Two-spotted spider mites, as well as European red mites and four-spotted spider mites, are severe pests in orchards, especially on apples. Mites are small, eight-legged animals about half the size of a pinhead. Use a magnifying glass to look for them on the undersides of the leaves. Usually, they can first be found on leaves near the trunk, later moving to leaves on other parts of the tree. They suck juices from leaves, causing yellowing and finally bronzing of foliage. Hot, dry weather favors their development.

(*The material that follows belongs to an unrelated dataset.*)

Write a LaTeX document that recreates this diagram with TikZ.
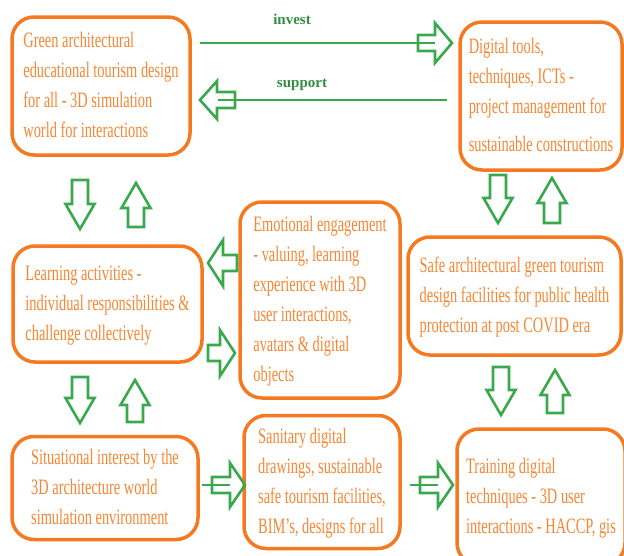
\documentclass[tikz,border=0pt]{standalone}
\usepackage{fontspec}
\setmainfont{Liberation Serif}
\usepackage{graphicx}
\definecolor{boxorange}{RGB}{244,121,32}
\definecolor{txtorange}{RGB}{246,134,52}
\definecolor{arrgreen}{RGB}{58,168,76}
\newcommand{\cardtext}[1]{\scalebox{.655}[1]{\begin{tabular}{@{}l@{}}#1\end{tabular}}}

\begin{document}
\begin{tikzpicture}[x=1pt,y=-1pt,
  card/.style={draw=boxorange,line width=3.5pt,rounded corners=22pt,inner sep=0pt,
    text=txtorange,font=\fontsize{22}{30}\selectfont},
  flow/.style={draw=arrgreen,line width=2.6pt},
  tag/.style={text=arrgreen!85!black,font=\fontsize{15}{18}\selectfont\bfseries},
  pics/blk/.style args={#1/#2/#3}{code={
    \draw[flow] (0,-8) -- ({#1-#3},-8) -- ({#1-#3},{-#2/2}) -- (#1,0)
      -- ({#1-#3},{#2/2}) -- ({#1-#3},8) -- (0,8) -- cycle;}}]
  \useasboundingbox (0,0) rectangle (624,555);
  \clip (0,0) rectangle (624,555);
  % boxes, placed at the centres
  \node[card,minimum width=178,minimum height=138] (green) at (101,86)
    {\cardtext{Green architectural\\educational tourism design\\for all - 3D simulation\\world for interactions}};
  \node[card,minimum width=162,minimum height=148] (digital) at (541,96)
    {\cardtext{Digital tools,\\techniques, ICTs -\\project management for\\[8pt]sustainable constructions}};
  \node[card,minimum width=189,minimum height=116] (learning) at (107.5,304)
    {\cardtext{Learning activities -\\individual responsibilities \&\\challenge collectively}};
  \node[card,minimum width=160,minimum height=196] (emotional) at (320,300)
    {\cardtext{Emotional engagement\\- valuing, learning\\experience with 3D\\user interactions,\\avatars \& digital\\objects}};
  \node[card,minimum width=213,minimum height=118] (safe) at (514.5,296)
    {\cardtext{Safe architectural green tourism\\design facilities for public health\\protection at post COVID era}};
  \node[card,minimum width=186,minimum height=103] (situational) at (105,488)
    {\cardtext{Situational interest by the\\3D architecture world\\simulation environment}};
  \node[card,minimum width=156,minimum height=133] (sanitary) at (322,482)
    {\cardtext{Sanitary digital\\drawings, sustainable\\safe tourism facilities,\\BIM's, designs for all}};
  \node[card,minimum width=168,minimum height=136] (training) at (541,497)
    {\cardtext{Training digital\\techniques - 3D user\\interactions - HACCP, gis}};
  \node[tag] (invest) at (292,19) {invest};
  \node[tag] (support) at (302,85) {support};
  \coordinate (investtail) at (200,43);
  \coordinate (investhead) at (435,43);
  \coordinate (supporttail) at (447,100);
  \coordinate (supporthead) at (218,100);
  \coordinate (sittail) at (202,485);
  \coordinate (sithead) at (230,485);
  \coordinate (santail) at (410,485);
  \coordinate (sanhead) at (438,485);
  \draw[flow] (investtail) -- (investhead);
  \draw[flow] (supporttail) -- (supporthead);
  \draw[flow] (sittail) -- (sithead);
  \draw[flow] (santail) -- (sanhead);
  \pic at (418,43) {blk=34/40/17};
  \pic[rotate=180] at (235,100) {blk=35/38/17};
  \pic at (212,485) {blk=33/44/15};
  \pic at (420,485) {blk=33/44/15};
  \pic[rotate=180] at (237,263) {blk=29/46/15};
  \pic at (208,353) {blk=27/46/15};
  \foreach \px/\py/\rot/\len in {80/180/-90/49,136/227/90/44,80/377/-90/46,135/422/90/42,
    498/175/-90/48,552/223/90/45,501/367/-90/48,555/413/90/43}
    \pic[rotate=\rot] at (\px,\py) {blk=\len/29/25};
\end{tikzpicture}
\end{document}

Special miticide chemicals are usually necessary for mite control, although insecticidal soaps and forceful water sprays can significantly reduce mite populations on a small scale.
Oriental fruit moth larvae are a common pest on peaches and nectarines. First generation larvae tunnel into the ends of new shoots, causing dieback or flagging. If fruits are available, succeeding generations enter and feed in them. Larvae feeding in fruit cause the fruit to drop. The wounds also serve as avenues for rots to enter the fruit. There are four generations in the central part of Illinois with a partial fifth generation in the southern part.
Plum curculio attacks a number of fruit species, including apple, peach, plum, cherry, pear, and apricot. It winters as a dark brown snout beetle in wooded areas near orchards and becomes active at blossom time, feeding on newly forming fruits. Eggs are laid on crescent-shaped flaps cut in the skin of young fruits. Hatching larvae will tunnel through fruits of peaches or plums, causing the fruits to drop or rot. Such cuts on apples give an undesirable finish to mature fruits but curculio larvae seldom live in apples.
Mice and voles are serious pests of apple trees, and frequently damage other types of fruit trees as well. All ages of trees may be attacked. Meadow mice and prairie voles cut the bark (including the inner- bark) from the trunk and roots, both above and below the ground level.
Pine voles nest underground, eating the bark from the roots as well as the lower trunk. Trees badly damaged by voles usually die the following summer.